Menos de 24 horas antes de que el terremoto de 6.4 de magnitud sacudiera y oscureciera a casi toda la isla, el comisionado del Negociado para el Manejo de Emergencias y Administración de Desastres, Carlos Acevedo, justificó el hecho de que no había un plan de emergencia, reclamando que “el terremoto no avisa, así que la respuesta comienza después... ahí es donde nosotros activamos y reforzamos de afuera para adentro”.
Para empezar, esta idea de que “el terremoto no avisa” esconde la realidad: los especialistas llevan décadas avisando que Puerto Rico se encuentra sobre dos placas tectónicas y que un evento sísmico era de esperarse. Además, los residentes del sur llevaban semanas sintiendo pequeños temblores que advertían que nos encontrábamos en medio de una secuencia sísmica de insegura duración. En lugar de crear una campaña de publicidad sobre las mochilas, las autoridades deberían haber verificado si las bocinas de los tsunamis funcionaban y si los planteles escolares y otros edificios de refugio aguantarían un terremoto peor. Imagínense si el temblor de la madrugada del martes hubiese ocurrido durante horas de clases—¿qué tragedia hubiese sucedido en esa escuela colapsada en Guánica? En ese caso, ¿de qué nos hubiesen servido las mochilas frente a la puerta de nuestros hogares?
Al parecer, nuestros políticos no han aprendido una sola lección, ni de María ni del movimiento de verano. En el Día de Reyes, mientras se nos decía que no nos preocupáramos por la falta de un plan de emergencia estatal, varios oficiales electos (y algunos que aspiran a serlo) se movilizaron para tomarse fotos con los sobrevivientes y las ruinas del primer gran temblor. Tal y como vimos en el famoso chat de Telegram, una vez más el manejo de imagen imperó sobre la verdadera gobernanza.
Frente a la total falta de preparación gubernamental, el enfoque y el coraje se centran en los ciudadanos: se nos dice que construimos mal, planificamos mal y reaccionamos mal. Nos mandan a correr en caso de tsunami, luego se burlan cuando salimos y el tsunami no llega. Nos dicen que nos quedemos quietos en las casas y luego nos culpan cuando se nos cae la casa encima. Nos aseguran que la luz llegará al mediodía, y luego se sorprenden cuando le creemos más a los mensajes de WhatsApp que al noticiero.

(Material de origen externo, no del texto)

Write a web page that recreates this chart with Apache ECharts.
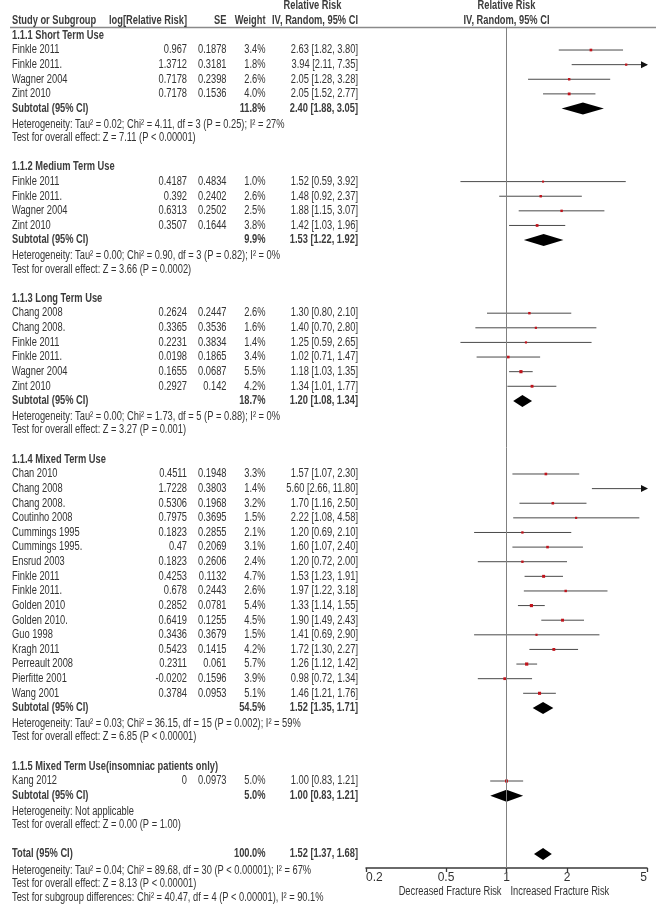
<!DOCTYPE html>
<html><head><meta charset="utf-8">
<script src="https://cdn.jsdelivr.net/npm/echarts@6/dist/echarts.min.js"></script>
<style>html,body{margin:0;padding:0;background:#fff}#c{width:658px;height:908px}</style>
</head><body><div id="c"></div>
<script>
// ---------- DATA ----------
const subgroupTitles = ['1.1.1 Short Term Use', '1.1.2 Medium Term Use', '1.1.3 Long Term Use', '1.1.4 Mixed Term Use', '1.1.5 Mixed Term Use(insomniac patients only)'];
const studyGroup = [0,0,0,0, 1,1,1,1, 2,2,2,2,2,2, 3,3,3,3,3,3,3,3,3,3,3,3,3,3,3,3, 4];
const studyNames = ['Finkle 2011','Finkle 2011.','Wagner 2004','Zint 2010',
  'Finkle 2011','Finkle 2011.','Wagner 2004','Zint 2010',
  'Chang 2008','Chang 2008.','Finkle 2011','Finkle 2011.','Wagner 2004','Zint 2010',
  'Chan 2010','Chang 2008','Chang 2008.','Coutinho 2008','Cummings 1995','Cummings 1995.','Ensrud 2003','Finkle 2011','Finkle 2011.','Golden 2010','Golden 2010.','Guo 1998','Kragh 2011','Perreault 2008','Pierfitte 2001','Wang 2001',
  'Kang 2012'];
const logRR = [0.967,1.3712,0.7178,0.7178,
  0.4187,0.392,0.6313,0.3507,
  0.2624,0.3365,0.2231,0.0198,0.1655,0.2927,
  0.4511,1.7228,0.5306,0.7975,0.1823,0.47,0.1823,0.4253,0.678,0.2852,0.6419,0.3436,0.5423,0.2311,-0.0202,0.3784,
  0];
const seValues = [0.1878,0.3181,0.2398,0.1536,
  0.4834,0.2402,0.2502,0.1644,
  0.2447,0.3536,0.3834,0.1865,0.0687,0.142,
  0.1948,0.3803,0.1968,0.3695,0.2855,0.2069,0.2606,0.1132,0.2443,0.0781,0.1255,0.3679,0.1415,0.061,0.1596,0.0953,
  0.0973];
const weights = [3.4,1.8,2.6,4.0,
  1.0,2.6,2.5,3.8,
  2.6,1.6,1.4,3.4,5.5,4.2,
  3.3,1.4,3.2,1.5,2.1,3.1,2.4,4.7,2.6,5.4,4.5,1.5,4.2,5.7,3.9,5.1,
  5.0];
const rrValues = [2.63,3.94,2.05,2.05,
  1.52,1.48,1.88,1.42,
  1.30,1.40,1.25,1.02,1.18,1.34,
  1.57,5.60,1.70,2.22,1.20,1.60,1.20,1.53,1.97,1.33,1.90,1.41,1.72,1.26,0.98,1.46,
  1.00];
const ciLower = [1.82,2.11,1.28,1.52,
  0.59,0.92,1.15,1.03,
  0.80,0.70,0.59,0.71,1.03,1.01,
  1.07,2.66,1.16,1.08,0.69,1.07,0.72,1.23,1.22,1.14,1.49,0.69,1.30,1.12,0.72,1.21,
  0.83];
const ciUpper = [3.80,7.35,3.28,2.77,
  3.92,2.37,3.07,1.96,
  2.10,2.80,2.65,1.47,1.35,1.77,
  2.30,11.80,2.50,4.58,2.10,2.40,2.00,1.91,3.18,1.55,2.43,2.90,2.27,1.42,1.34,1.76,
  1.21];
const subtotalWeight = [11.8, 9.9, 18.7, 54.5, 5.0];
const subtotalRR = [2.40, 1.53, 1.20, 1.52, 1.00];
const subtotalLower = [1.88, 1.22, 1.08, 1.35, 0.83];
const subtotalUpper = [3.05, 1.92, 1.34, 1.71, 1.21];
const heterogeneityTexts = [
  'Heterogeneity: Tau² = 0.02; Chi² = 4.11, df = 3 (P = 0.25); I² = 27%',
  'Heterogeneity: Tau² = 0.00; Chi² = 0.90, df = 3 (P = 0.82); I² = 0%',
  'Heterogeneity: Tau² = 0.00; Chi² = 1.73, df = 5 (P = 0.88); I² = 0%',
  'Heterogeneity: Tau² = 0.03; Chi² = 36.15, df = 15 (P = 0.002); I² = 59%',
  'Heterogeneity: Not applicable'];
const overallEffectTexts = [
  'Test for overall effect: Z = 7.11 (P < 0.00001)',
  'Test for overall effect: Z = 3.66 (P = 0.0002)',
  'Test for overall effect: Z = 3.27 (P = 0.001)',
  'Test for overall effect: Z = 6.85 (P < 0.00001)',
  'Test for overall effect: Z = 0.00 (P = 1.00)'];
const totalWeight = 100.0;
const totalRR = 1.52, totalLower = 1.37, totalUpper = 1.68;
const totalTexts = [
  'Heterogeneity: Tau² = 0.04; Chi² = 89.68, df = 30 (P < 0.00001); I² = 67%',
  'Test for overall effect: Z = 8.13 (P < 0.00001)',
  'Test for subgroup differences: Chi² = 40.47, df = 4 (P < 0.00001), I² = 90.1%'];
const headerTop = ['Relative Risk', 'Relative Risk'];
const headerCols = ['Study or Subgroup', 'log[Relative Risk]', 'SE', 'Weight', 'IV, Random, 95% CI', 'IV, Random, 95% CI'];
const axisTicks = [0.2, 0.5, 1, 2, 5];
const favoursLabels = ['Decreased Fracture Risk', 'Increased Fracture Risk'];

// ---------- LAYOUT (rows built from structure) ----------
const FONT_FAMILY = '"Liberation Sans",Arial,sans-serif';
const NARROW = 0.775;
const COL = {name: 12, log: 187, se: 226.5, weight: 265.5, ci: 358, ciCenter: 312.5};
const fmtCI = (r, l, u) => r.toFixed(2) + ' [' + l.toFixed(2) + ', ' + u.toFixed(2) + ']';

const textRows = [];   // {row, cells:[...]}
const studyRows = [];  // [rr, lo, hi, row, weight]
const diamondRows = []; // [rr, lo, hi, row]
textRows.push({row: -2, cells: [{x: 'ciCenter', text: headerTop[0], bold: true, align: 'center'}, {x: 'one', text: headerTop[1], bold: true, align: 'center'}]});
textRows.push({row: -1, cells: [
  {x: 'name', text: headerCols[0], bold: true, align: 'left'},
  {x: 'log', text: headerCols[1], bold: true, align: 'right'},
  {x: 'se', text: headerCols[2], bold: true, align: 'right'},
  {x: 'weight', text: headerCols[3], bold: true, align: 'right'},
  {x: 'ci', text: headerCols[4], bold: true, align: 'right'},
  {x: 'one', text: headerCols[5], bold: true, align: 'center'}]});
let r = 0;
subgroupTitles.forEach((title, g) => {
  textRows.push({row: r, cells: [{x: 'name', text: title, bold: true, align: 'left'}]});
  r++;
  studyNames.forEach((nm, i) => {
    if (studyGroup[i] !== g) return;
    textRows.push({row: r, cells: [
      {x: 'name', text: nm, align: 'left'},
      {x: 'log', text: String(logRR[i]), align: 'right'},
      {x: 'se', text: String(seValues[i]), align: 'right'},
      {x: 'weight', text: weights[i].toFixed(1) + '%', align: 'right'},
      {x: 'ci', text: fmtCI(rrValues[i], ciLower[i], ciUpper[i]), align: 'right'}]});
    studyRows.push([rrValues[i], ciLower[i], ciUpper[i], r, weights[i]]);
    r++;
  });
  textRows.push({row: r, cells: [
    {x: 'name', text: 'Subtotal (95% CI)', bold: true, align: 'left'},
    {x: 'weight', text: subtotalWeight[g].toFixed(1) + '%', bold: true, align: 'right'},
    {x: 'ci', text: fmtCI(subtotalRR[g], subtotalLower[g], subtotalUpper[g]), bold: true, align: 'right'}]});
  diamondRows.push([subtotalRR[g], subtotalLower[g], subtotalUpper[g], r]);
  r++;
  textRows.push({row: r + 0.1, cells: [{x: 'name', text: heterogeneityTexts[g], align: 'left'}]});
  r++;
  textRows.push({row: r, cells: [{x: 'name', text: overallEffectTexts[g], align: 'left'}]});
  r += 2;
});
textRows.push({row: r, cells: [
  {x: 'name', text: 'Total (95% CI)', bold: true, align: 'left'},
  {x: 'weight', text: totalWeight.toFixed(1) + '%', bold: true, align: 'right'},
  {x: 'ci', text: fmtCI(totalRR, totalLower, totalUpper), bold: true, align: 'right'}]});
diamondRows.push([totalRR, totalLower, totalUpper, r]);
r++;
totalTexts.forEach((t, k) => { textRows.push({row: r + (k === 0 ? 0.1 : 0), cells: [{x: 'name', text: t, align: 'left'}]}); r++; });
const favoursRow = 58.55;
textRows.push({row: favoursRow, cells: [
  {x: 'oneLeft', text: favoursLabels[0], align: 'right'},
  {x: 'oneRight', text: favoursLabels[1], align: 'left'}]});

const lg = v => Math.log10(v);
const X_MIN = lg(axisTicks[0]), X_MAX = lg(axisTicks[axisTicks.length - 1]);

const chart = echarts.init(document.getElementById('c'), null, {renderer: 'canvas'});
const option = {
  animation: false,
  grid: {left: 366, right: 11, top: 27, bottom: 40, containLabel: false},
  xAxis: {
    type: 'value', min: X_MIN, max: X_MAX, position: 'bottom',
    axisLine: {show: true, onZero: false, lineStyle: {color: '#3a3a3a', width: 1.5}},
    axisTick: {show: true, length: 4, customValues: axisTicks.map(lg), lineStyle: {color: '#3a3a3a', width: 1.3}},
    axisLabel: {
      customValues: axisTicks.map(lg), margin: 4, color: '#333',
      fontFamily: FONT_FAMILY, fontSize: 12,
      alignMinLabel: 'left', alignMaxLabel: 'right',
      formatter: v => { let best = axisTicks[0]; axisTicks.forEach(t => { if (Math.abs(lg(t) - v) < Math.abs(lg(best) - v)) best = t; }); return String(best); }
    },
    splitLine: {show: false}
  },
  yAxis: {type: 'value', inverse: true, min: -0.575, max: 56.95, show: false},
  graphic: [{type: 'line', shape: {x1: 10, y1: 27.5, x2: 656, y2: 27.5}, style: {stroke: '#8a8a8a', lineWidth: 1.6}, silent: true}],
  series: [
    {
      type: 'custom', name: 'table', clip: false, silent: true,
      data: textRows.map((t, i) => [0, t.row, i]),
      renderItem: (params, api) => {
        const t = textRows[params.dataIndex];
        const y = api.coord([0, api.value(1)])[1];
        const xOne = api.coord([0, 0])[0];
        const xs = Object.assign({}, COL, {one: xOne, oneLeft: xOne - 5, oneRight: xOne + 4});
        return {type: 'group', children: t.cells.map(c => ({
          type: 'text', x: xs[c.x], y: y, scaleX: NARROW,
          style: {text: c.text, x: 0, y: 0, textAlign: c.align, textVerticalAlign: 'middle',
            font: (c.bold ? 'bold ' : '') + '12px ' + FONT_FAMILY, fill: c.bold ? '#3c3c3c' : '#333'}
        }))};
      },
      markLine: {silent: true, symbol: 'none', label: {show: false}, lineStyle: {color: '#808080', width: 1, type: 'solid'}, data: [{xAxis: 0}]}
    },
    {
      type: 'custom', name: 'studies', clip: false, silent: true,
      data: studyRows,
      renderItem: (params, api) => {
        const rr = api.value(0), lo = api.value(1), hi = api.value(2), row = api.value(3), w = api.value(4);
        const y = api.coord([0, row])[1];
        const xl = api.coord([Math.max(lg(lo), X_MIN), row])[0];
        const xh = api.coord([Math.min(lg(hi), X_MAX), row])[0];
        const kids = [{type: 'line', shape: {x1: xl, y1: y, x2: xh, y2: y}, style: {stroke: '#4a4a4a', lineWidth: 1}}];
        if (hi > axisTicks[axisTicks.length - 1]) {
          kids.push({type: 'polygon', shape: {points: [[xh + 1, y], [xh - 6, y - 3.5], [xh - 6, y + 3.5]]}, style: {fill: '#111'}});
        }
        if (lg(rr) <= X_MAX && lg(rr) >= X_MIN) {
          const s = 1.8 + w * 0.25;
          const xc = api.coord([lg(rr), row])[0];
          kids.push({type: 'rect', shape: {x: xc - s / 2, y: y - s / 2, width: s, height: s}, style: {fill: '#c0141c'}});
        }
        return {type: 'group', children: kids};
      }
    },
    {
      type: 'custom', name: 'diamonds', clip: false, silent: true,
      data: diamondRows,
      renderItem: (params, api) => {
        const row = api.value(3);
        const y = api.coord([0, row])[1];
        const xc = api.coord([lg(api.value(0)), row])[0];
        const xl = api.coord([lg(api.value(1)), row])[0];
        const xh = api.coord([lg(api.value(2)), row])[0];
        return {type: 'polygon', shape: {points: [[xl, y], [xc, y - 6], [xh, y], [xc, y + 6]]}, style: {fill: '#000'}};
      }
    }
  ]
};
chart.setOption(option);
</script>
</body></html>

Nos mandan a meternos bajo la mesa, a escondernos en el closet y a taparnos la cabeza con la almohada si sentimos un temblor. Un manual oficial del gobierno hasta nos indica que en caso de temblor le gritemos a la tierra que pare de temblar (aparentemente los psicólogos recomiendan esto para ayudar a reducir la ansiedad).
Una y otra vez, nos exigen resiliencia, tranquilidad y calma. Toman por sentado que recurriremos a nuestras redes de apoyo familiar y comunitaria, y descuidan nuestros refugios y centros de acopio porque saben que nos tenemos a nosotros mismos.
Lo único bueno de toda esta maldita resiliencia es que nos ayuda a darnos cuenta de qué es lo que verdaderamente necesitamos y valoramos. El movimiento de este pasado verano no hubiese sido posible sin las redes de apoyo que se crearon durante María y las lecciones que aprendimos durante esos tiempos huracanados, entre ellas la revelación de que podíamos vivir sin nuestro gobernador. Veremos qué lecciones encontraremos ahora en el fondo de nuestras mochilas y cómo estos temblores sacudirán nuestro porvenir.